2025-03-30
(Mod: 2025-06-12)
| 4 minutes
In order to split the cartoons into beginner and intermediate volumes, I need a way to classify the relative difficulty of the keywords. How am I going to solve that?
◇◆◇◆◇◆◇◆◇◆◇◆◇◆◇◆◇◆◇
Finding a DB of CEFR vocabulary ratings would be ideal, but those are not widely available, and when they are, they’re scattered in different places, curated by different people, and governed by different interpretations and assumptions. I’d rather find a solution once, in a way that I can apply consistently for each new language and project, as needed.
Fortunately, the perceived difficulty of a word is strongly correlated with its frequency of use. Most people use the word “me” far more often than “intersectionality,” because it’s so much more relevant to so many more daily situations. And those high-use, high-relevance words are exactly the ones that beginners need to learn first.
So instead of finding a DB of word difficulty ratings, I can approximate it with a list of word frequencies. Unfortunately, that turns out to be a scattered minefield as well. Especially for languages with relatively small user bases.

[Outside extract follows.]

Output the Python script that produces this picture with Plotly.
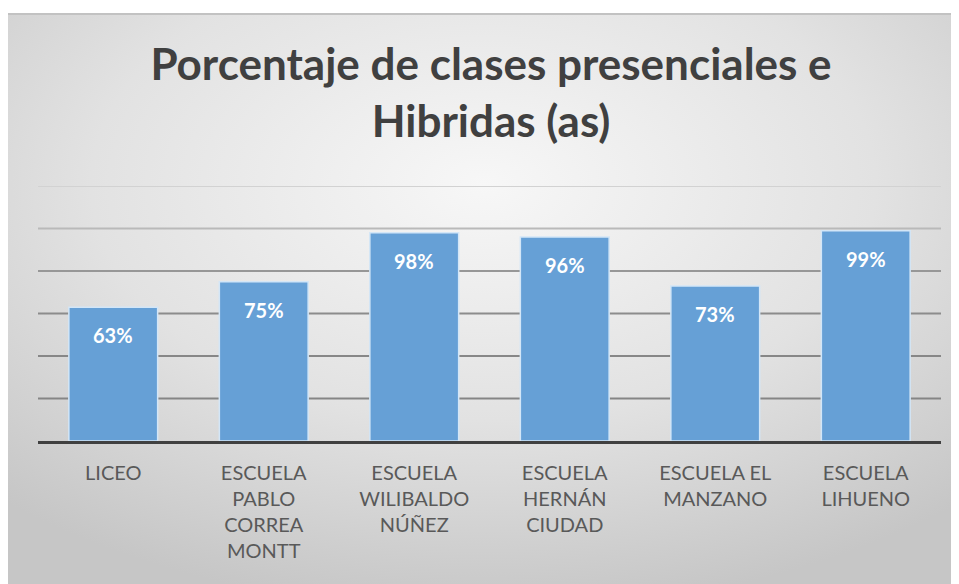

My next instinct was to create my own. If I can find a large corpus of text in my target language, why not just count the words myself? And for that, Wikipedia feels ideal. Downloadable snapshots are freely available in almost every human language, so that would be a consistent source that I could use for each new translation, rather than having to find a new corpus for every language.
So that’s what I did, and after a bit of code grinding, I’ve now got word frequency lists for both English and Norwegian.
And they suck.
The first problem is that words used in an encyclopedia skew too drastically towards technical and academic language instead of everyday speech. For example, my Norwegian list scores the word for “exploration” as an essential, daily use, high frequency word, and “boyfriend” as a rarity.

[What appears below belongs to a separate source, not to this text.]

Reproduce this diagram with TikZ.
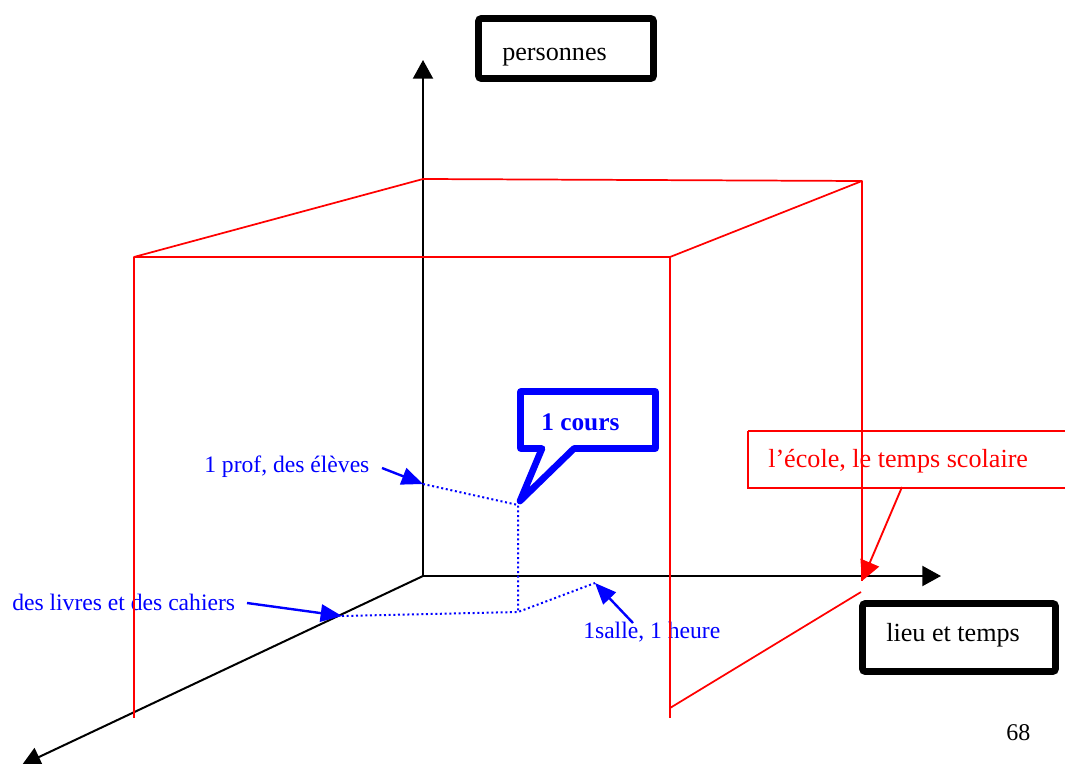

On a more pragmatic level, the way it scores the keywords for my cartoons makes it hard to divide them into beginner and advanced volumes of approximately the same size. In this histogram, common words score to the left and rare words to the right. The vertical Frequency count shows how many cartoons are classified into each difficulty range.
As you can see, if I want to divide the cartoons in half using the Wikipedia frequencies, the beginner’s list would include words all the way up to an estimated difficulty of 0.8, which seems way too high. But maybe that’s just an inaccuracy in the estimate?
To explore that, I took a look at the specific words captured in each group. With Wikipedia guidance, the beginner book would include nouns like authors, grenade, and sword while leaving essential concepts like fridge, pizza, and hamburger for the advanced edition!
Clearly, despite its excellent quality as a resource for most other needs, Wikipedia is not a good measure of language usage patterns.
But fortunately, I found a different source that is.
For comparison, have a look at this distribution. Notice that dividing the words into two groups of 250 here would place the split right at 0.5. Doesn’t that feel a whole lot more reasonable? And it correctly pushes all those out-of-whack example words back where they belong, too.
What is this miracle corpus, you ask? Well, if you want a database spanning most languages, that captures how those languages are commonly used, could you do any better than an online repository of film and TV subtitles? OpenSubtitles is exactly what I need. And to make it even better, somebody has already done the work of counting the word frequencies for over 60 different languages.
I’m sure there will be debates in the future about which edition I placed a particular word into, but I think I’m close enough now that those discussions will be a matter of style rather than of actually being right or wrong.
PS: Imagine, thinking that swords are more important to everyday life than pizza. I wouldn’t want to live in such a world. Would you?